By NSJ Staff Writer
Tomorrow, November 18, Attorney General Eric Holder will appear before the Senate Judiciary Committee, likely facing questions regarding and criticism of his decision to abandon military tribunals for five 9/11 terrorists in favor of using the civilian criminal justice system.
A debate reemerged after Holder’s announcement last Friday that five detainees currently housed at Guantanamo, including alleged 9/11 mastermind, Khalid Sheikh Mohammed (KSM), will be brought to New York to face charges in civilian court for conspiring to commit the 9/11 attacks. Pending the required 45-day waiting period required by Congress, KSM and the other four 9/11 conspirators will be brought to trial in the Southern District of New York, where federal prosecutors from the Southern District of New York and the Eastern District of Virginia will cooperate in trying the cases. Holder also announced that five other Guantanamo detainees, including one facing charges in the USS Cole bombing, would face military commission trials.
Holder’s decision was met by praise by supporters who view the move to try the 9/11 terrorists in federal court as a triumph of the rule of law, allowing for an opportunity to openly prosecute terrorists and bolster America’s image. The decision, however, was also harshly criticized by others who claim that the civilian courts are an improper forum to adjudicate an act of war like the 9/11 attacks (WSJ). Holder’s detractors (Mukasey, Yoo) also cite security concerns arising from housing terrorists in New York, but Senator Chuck Schumer and others have been quick to reassure the public that Manhattan’s maximum security facilities are up to the task. In a recent poll, CNN found that the decision to try KSM in the United States was only supported by 37% of Americans.
This development has also given new life to the debate over the need for a specialized national security court, perhaps a hybrid of military commissions and civilian court. Others see the controversy as an indication of the need to update international law in an age of terrorism.

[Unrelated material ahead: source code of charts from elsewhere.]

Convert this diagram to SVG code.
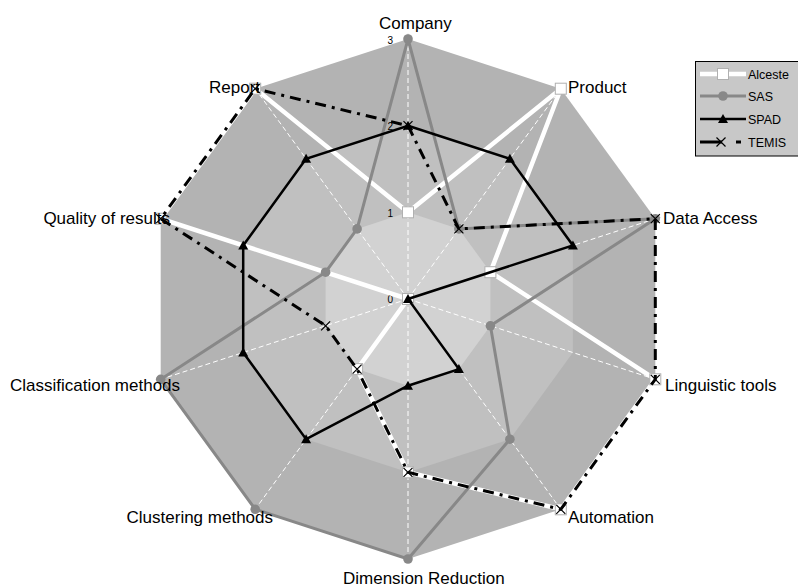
<svg xmlns="http://www.w3.org/2000/svg" width="798" height="588" viewBox="0 0 798 588">
<style>
text{font-family:"Liberation Sans",Arial,sans-serif;fill:#000}
.lab{font-size:17px}
.tick{font-size:10px;text-anchor:end}
.leg{font-size:12.5px}
.spoke{stroke:#fff;stroke-width:1;stroke-dasharray:5 3;fill:none}
.alc{fill:none;stroke:#fff;stroke-width:4.5;stroke-linejoin:miter}
.sas{fill:none;stroke:#888;stroke-width:3}
.spad{fill:none;stroke:#000;stroke-width:2.5}
.temis{fill:none;stroke:#000;stroke-width:3;stroke-dasharray:11 6 3 6}
</style>
<defs>
<marker id="mSq" markerUnits="userSpaceOnUse" markerWidth="14" markerHeight="14" refX="7" refY="7" overflow="visible"><rect x="1.5" y="1.5" width="11" height="11" fill="#fff" stroke="#b0b0b0" stroke-width="1"/></marker>
<marker id="mCi" markerUnits="userSpaceOnUse" markerWidth="12" markerHeight="12" refX="6" refY="6" overflow="visible"><circle cx="6" cy="6" r="4.8" fill="#888"/></marker>
<marker id="mTr" markerUnits="userSpaceOnUse" markerWidth="12" markerHeight="12" refX="6" refY="6" overflow="visible"><path d="M6 1 L11 10 L1 10 Z" fill="#000"/></marker>
<marker id="mX" markerUnits="userSpaceOnUse" markerWidth="12" markerHeight="12" refX="6" refY="6" overflow="visible"><path d="M1.5 1.5 L10.5 10.5 M10.5 1.5 L1.5 10.5" stroke="#000" stroke-width="1.2" fill="none"/></marker>
</defs>
<g id="grid">
<polygon points="408,39 560.8,88.7 655.3,218.7 655.3,379.3 560.8,509.3 408,559 255.2,509.3 160.7,379.3 160.7,218.7 255.2,88.7" fill="#b3b3b3"/>
<polygon points="408,125.7 509.9,158.8 572.9,245.4 572.9,352.6 509.9,439.2 408,472.3 306.1,439.2 243.2,352.6 243.2,245.4 306.1,158.8" fill="#c0c0c0"/>
<polygon points="408,212.3 458.9,228.9 490.4,272.2 490.4,325.8 458.9,369.1 408,385.7 357.1,369.1 325.6,325.8 325.6,272.2 357.1,228.9" fill="#d2d2d2"/>
<path class="spoke" d="M408 299 L408 39 M408 299 L560.8 88.7 M408 299 L655.3 218.7 M408 299 L655.3 379.3 M408 299 L560.8 509.3 M408 299 L408 559 M408 299 L255.2 509.3 M408 299 L160.7 379.3 M408 299 L160.7 218.7 M408 299 L255.2 88.7"/>
</g>
<g id="ticks">
<text class="tick" x="393" y="43.5">3</text>
<text class="tick" x="393" y="130">2</text>
<text class="tick" x="393" y="216.5">1</text>
<text class="tick" x="393" y="302.5">0</text>
</g>
<g id="connectors">
<polygon id="alceste" class="alc" marker-start="url(#mSq)" marker-mid="url(#mSq)" points="408,212.3 560.8,88.7 490.4,272.2 655.3,379.3 560.8,509.3 408,472.3 357.1,369.1 408,299 160.7,218.7 255.2,88.7"/>
<polygon id="sas" class="sas" marker-start="url(#mCi)" marker-mid="url(#mCi)" points="408,39 458.9,228.9 655.3,218.7 490.4,325.8 509.9,439.2 408,559 255.2,509.3 160.7,379.3 325.6,272.2 357.1,228.9"/>
<polygon id="spad" class="spad" marker-start="url(#mTr)" marker-mid="url(#mTr)" points="408,125.7 509.9,158.8 572.9,245.4 408,299 458.9,369.1 408,385.7 306.1,439.2 243.2,352.6 243.2,245.4 306.1,158.8"/>
<polygon id="temis" class="temis" marker-start="url(#mX)" marker-mid="url(#mX)" points="408,125.7 458.9,228.9 655.3,218.7 655.3,379.3 560.8,509.3 408,472.3 357.1,369.1 325.6,325.8 160.7,218.7 255.2,88.7"/>
</g>
<g id="n-company"><text class="lab" x="379" y="28.5">Company</text></g>
<g id="n-product"><text class="lab" x="568" y="93">Product</text></g>
<g id="n-data-access"><text class="lab" x="663" y="224">Data Access</text></g>
<g id="n-linguistic"><text class="lab" x="665" y="390.5">Linguistic tools</text></g>
<g id="n-automation"><text class="lab" x="568" y="523">Automation</text></g>
<g id="n-dimension"><text class="lab" x="343" y="584">Dimension Reduction</text></g>
<g id="n-clustering"><text class="lab" x="273" y="523" text-anchor="end">Clustering methods</text></g>
<g id="n-classification"><text class="lab" x="10" y="390.5">Classification methods</text></g>
<g id="n-quality"><text class="lab" x="170" y="223.5" text-anchor="end">Quality of results</text></g>
<g id="n-report"><text class="lab" x="209" y="93">Report</text></g>
<g id="legend">
<rect x="695.5" y="61.5" width="110" height="94.5" fill="#c8c8c8" stroke="#000" stroke-width="1"/>
<line x1="700" y1="74" x2="746" y2="74" stroke="#fff" stroke-width="4.5"/>
<rect x="717.5" y="68.5" width="11" height="11" fill="#fff" stroke="#b0b0b0"/>
<line x1="700" y1="96" x2="746" y2="96" stroke="#888" stroke-width="3"/>
<circle cx="723" cy="96" r="4.8" fill="#888"/>
<line x1="700" y1="119" x2="746" y2="119" stroke="#000" stroke-width="2.5"/>
<path d="M723 114 L728 123 L718 123 Z" fill="#000"/>
<line x1="700" y1="142" x2="722" y2="142" stroke="#000" stroke-width="3"/>
<line x1="736" y1="142" x2="741" y2="142" stroke="#000" stroke-width="3"/>
<path d="M716.5 137.5 L725.5 146.5 M725.5 137.5 L716.5 146.5" stroke="#000" stroke-width="1.2"/>
<text class="leg" x="748" y="78.5">Alceste</text>
<text class="leg" x="748" y="100.5">SAS</text>
<text class="leg" x="748" y="123.5">SPAD</text>
<text class="leg" x="748" y="146.5">TEMIS</text>
</g>
</svg>
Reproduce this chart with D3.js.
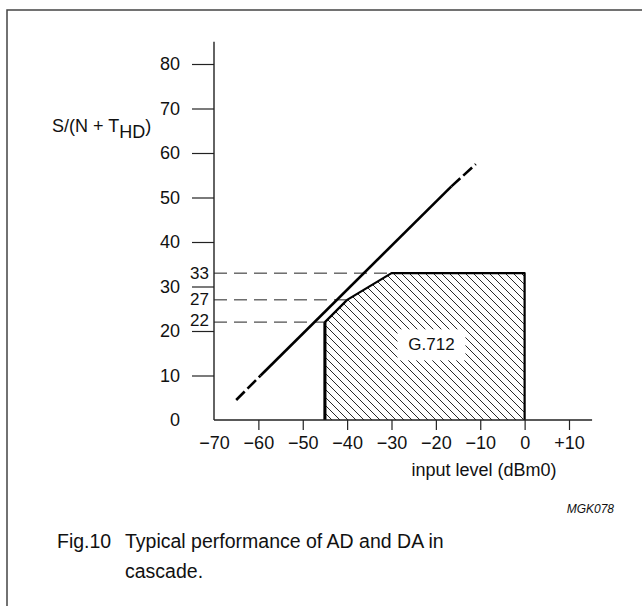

KSM’s trial will likely be complicated by the government’s use of waterboarding to obtain information from him starting in 2003. This information will be inadmissible as evidence, forcing the government to rely on KSM’s earlier statements or those obtained by the “Clean Team” employed by the Bush administration in 2006 to provide prosecutors with admissions and other statements untainted by the use of coercive interrogation.
NSJ will continue to cover the implications of Holder’s decision and the broader debate over the civilian trial of terror suspects in the coming weeks.